On appeal: The Upper Tribunal (Martin Rodger QC, Deputy President) granted dispensation on terms.  As regards the first failure to comply, there is no evidence before me that any leaseholder took the opportunity to inspect the material which was made available and none requested copies of the tender documents.   It would be ironic if, because the landlord obtained more than the required minimum number of tenders (2), but failed to make them all available in full to leaseholders, it should be penalised by being unable to recover a six figure sum.  There was therefore no evidence that the failure to provide full access to the third and fourth tenders contributed in any way to the leaseholders paying for inappropriate works or paying more than would be appropriate for the works which were undertaken. Echoing the language of Lord Neuberger in paragraph 45 of Benson there was no evidence that the extent, quality and cost of the works were in any way affected by this defect in consultation.  As regards the second failure to comply, the statutory objective of the consultation requirements is not the promotion of confidence amongst tenants that their views are being listened to.  Nor is it part of the statutory purpose to encourage the formation of recognised tenants’ associations or to stimulate communication between tenants.  There was no basis for the conclusion that the failure to summarise the leaseholders’ responses and the landlord’s response to it had any impact on the scope of the works or their cost.

Dispensation was granted on terms that: (i) the landlord pays the sum of £6,891 (plus VAT if applicable) in respect of the cost of instructing counsel incurred by the leaseholders who participated in the proceedings before the LVT on the landlord’s application for dispensation, such payment to be made within 21 days of the date of this decision; and (ii) the landlord shall not include in the service charge its costs of this appeal or its application for dispensation made to the LVT.  It was ordered that dispensation shall take effect once condition (i) has been satisfied.

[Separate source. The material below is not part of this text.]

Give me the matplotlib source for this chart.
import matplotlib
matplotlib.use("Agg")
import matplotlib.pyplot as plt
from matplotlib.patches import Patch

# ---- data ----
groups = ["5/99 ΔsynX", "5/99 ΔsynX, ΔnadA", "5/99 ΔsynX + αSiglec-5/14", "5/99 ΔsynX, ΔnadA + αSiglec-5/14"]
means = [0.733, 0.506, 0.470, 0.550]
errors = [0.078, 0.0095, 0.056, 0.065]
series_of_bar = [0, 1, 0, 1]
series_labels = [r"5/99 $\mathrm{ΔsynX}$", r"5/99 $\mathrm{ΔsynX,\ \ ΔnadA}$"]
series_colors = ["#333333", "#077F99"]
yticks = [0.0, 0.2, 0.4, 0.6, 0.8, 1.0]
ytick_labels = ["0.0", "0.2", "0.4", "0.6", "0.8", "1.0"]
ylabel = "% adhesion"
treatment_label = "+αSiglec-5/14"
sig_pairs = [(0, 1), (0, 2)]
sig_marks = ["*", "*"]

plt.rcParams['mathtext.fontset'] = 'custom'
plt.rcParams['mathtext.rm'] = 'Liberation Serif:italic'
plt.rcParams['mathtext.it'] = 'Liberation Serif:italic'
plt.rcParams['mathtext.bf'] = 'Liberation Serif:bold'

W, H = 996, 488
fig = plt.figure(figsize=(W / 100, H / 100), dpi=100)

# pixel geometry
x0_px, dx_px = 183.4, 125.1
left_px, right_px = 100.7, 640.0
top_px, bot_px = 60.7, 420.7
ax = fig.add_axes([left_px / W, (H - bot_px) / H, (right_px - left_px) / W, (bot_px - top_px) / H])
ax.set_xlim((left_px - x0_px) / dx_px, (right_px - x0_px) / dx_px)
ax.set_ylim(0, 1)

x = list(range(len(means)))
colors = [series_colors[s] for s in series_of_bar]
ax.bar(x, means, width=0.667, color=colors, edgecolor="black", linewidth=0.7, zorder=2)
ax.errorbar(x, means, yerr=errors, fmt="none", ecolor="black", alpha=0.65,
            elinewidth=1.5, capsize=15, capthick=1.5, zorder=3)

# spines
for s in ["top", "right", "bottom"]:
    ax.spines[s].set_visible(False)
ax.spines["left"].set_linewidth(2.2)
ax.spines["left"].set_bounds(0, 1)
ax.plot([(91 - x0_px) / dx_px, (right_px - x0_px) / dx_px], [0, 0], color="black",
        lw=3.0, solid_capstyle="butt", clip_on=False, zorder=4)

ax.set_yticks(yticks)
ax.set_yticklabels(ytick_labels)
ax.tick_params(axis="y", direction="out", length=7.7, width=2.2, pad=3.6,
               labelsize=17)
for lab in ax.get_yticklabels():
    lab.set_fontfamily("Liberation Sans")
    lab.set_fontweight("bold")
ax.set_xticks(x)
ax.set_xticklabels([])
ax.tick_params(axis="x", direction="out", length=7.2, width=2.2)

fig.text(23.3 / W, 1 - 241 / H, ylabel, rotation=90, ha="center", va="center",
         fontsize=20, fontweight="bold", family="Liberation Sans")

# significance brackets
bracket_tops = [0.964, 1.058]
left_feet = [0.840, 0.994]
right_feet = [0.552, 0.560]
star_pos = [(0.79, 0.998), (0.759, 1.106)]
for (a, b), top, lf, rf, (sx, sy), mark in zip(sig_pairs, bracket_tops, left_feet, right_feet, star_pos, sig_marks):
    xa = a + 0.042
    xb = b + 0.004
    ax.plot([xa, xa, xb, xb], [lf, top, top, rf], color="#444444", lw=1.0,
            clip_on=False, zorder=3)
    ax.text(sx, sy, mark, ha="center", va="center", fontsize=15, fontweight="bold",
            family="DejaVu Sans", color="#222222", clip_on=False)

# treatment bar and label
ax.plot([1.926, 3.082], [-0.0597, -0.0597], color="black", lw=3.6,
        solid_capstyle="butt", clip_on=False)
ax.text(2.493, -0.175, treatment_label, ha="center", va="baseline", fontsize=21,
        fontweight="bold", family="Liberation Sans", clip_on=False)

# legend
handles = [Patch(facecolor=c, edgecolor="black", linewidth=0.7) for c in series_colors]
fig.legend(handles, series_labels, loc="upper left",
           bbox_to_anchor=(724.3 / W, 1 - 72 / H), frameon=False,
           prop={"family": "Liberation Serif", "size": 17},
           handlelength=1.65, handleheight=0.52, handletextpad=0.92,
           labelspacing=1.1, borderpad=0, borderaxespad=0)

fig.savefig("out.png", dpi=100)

Comment:  This case illustrates, if it were needed, the different approach to applications for dispensation following Benson.  It was inevitable that dispensation would be granted given the leaseholders’ failure to take part or to adduce any evidence of relevant prejudice suffered caused by the failures to strictly follow the consultation requirements.  Importantly, however, even in a case where the leaseholders failed to take part in the appeal, the UT granted dispensation on terms.  It is questionable whether it is correct in principle to order that dispensation would take effect when only one of the conditions have been satisfied.

Albion Residential Ltd v Albion Riverside Residents RTM Company Ltd [2014] UKUT 6

Summary: A building was not structurally detached as it was joined to another building at subterranean level by a car park. The submission that building means “a built structure above ground” was rejected. The tribunal also rejected the submission that that it is incumbent on the recipient of a claim notice given under section 79(6) of the 2002 Act to raise in its counter-notice every challenge to the claim which it wants the LVT to consider (Fairhold (Yorkshire) Limited v Trinity Wharf (SE16) RTM Co Ltd [2013] UKUT 0503 (LC) applied).